Search code examples
postgresqlscalaapache-sparksbtibm-cloud

Connecting to postgresql db in Spark application running on the Bluemix Apache-Spark service


I have a problem connecting to my postgresql db in the Spark application that is launching on a cluster of Bluemix Apache-Spark service by using spark-submit.sh script

My code for scala file is

val conf = new SparkConf().setAppName("My demo").setMaster("local")
 val sc = new SparkContext(conf)
 val sqlContext = new SQLContext(sc)
 val driver = "org.postgresql.Driver"
 val url = "jdbc:postgresql://aws-us-east-1-portal.16.dblayer.com:10394/tennisdb?user=***&password=***"
 println("create")
 try {
   Class.forName(driver)
   val jdbcDF = sqlContext.read.format("jdbc").options(Map("url" -> url, "driver" -> driver, "dbtable" -> "inputdata")).load()
   jdbcDF.show()
   println("success")
 } catch {
   case e : Throwable => {
     println(e.toString())
     println("Exception");
     }
 }
 sc.stop()

I'm using sbt file for resolving the dependencies. The code for sbt file is:

 name := "spark-sample"

 version := "1.0"

 scalaVersion := "2.10.4"

 // Adding spark modules dependencies

 val sparkModules = List("spark-core",
   "spark-streaming",
   "spark-sql",
   "spark-hive",
   "spark-mllib",
   "spark-repl",
   "spark-graphx"
 )

 val sparkDeps = sparkModules.map( module => "org.apache.spark" % s"${module}_2.10" % "1.4.0" )     

 libraryDependencies ++= sparkDeps

 libraryDependencies += "org.postgresql" % "postgresql" % "9.4-1201-jdbc41"

Then I use sbt package command for creating a jar for my application to run it on a cluster using Bluemix Apache-Spark service. The jar is created successfully for me and the application runs locally without any errors. But when I submit the application to Bluemix Apache-Spark service using spark-submit.sh script I get ClassNotFoundException for org.postgresql.Driver


Solution

  • One of the other way easy way to do this:- Just put all the library files under the directory where your application jar is and tell spark-submit.sh to look for it.

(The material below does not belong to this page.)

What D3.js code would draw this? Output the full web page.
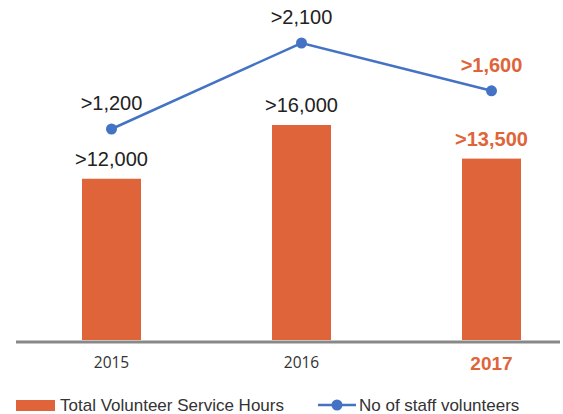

    charles@localhost tweetoneanalyzer]$ spark-submit --jars $(echo application/*.jar | tr ' ' ',') --class "SparkTweets" --master local[3] application/spark-sample.jar

    In above example, spark-submit will upload all the jars indicated by --jars flag under application folder to server so you should put any library jars that you would use , in your case(postgresql-9.1-901-1.jdbc4.jar) and specify your application jar to be ran in the later argument application/spark-sample.jar

    Thanks,

    Charles.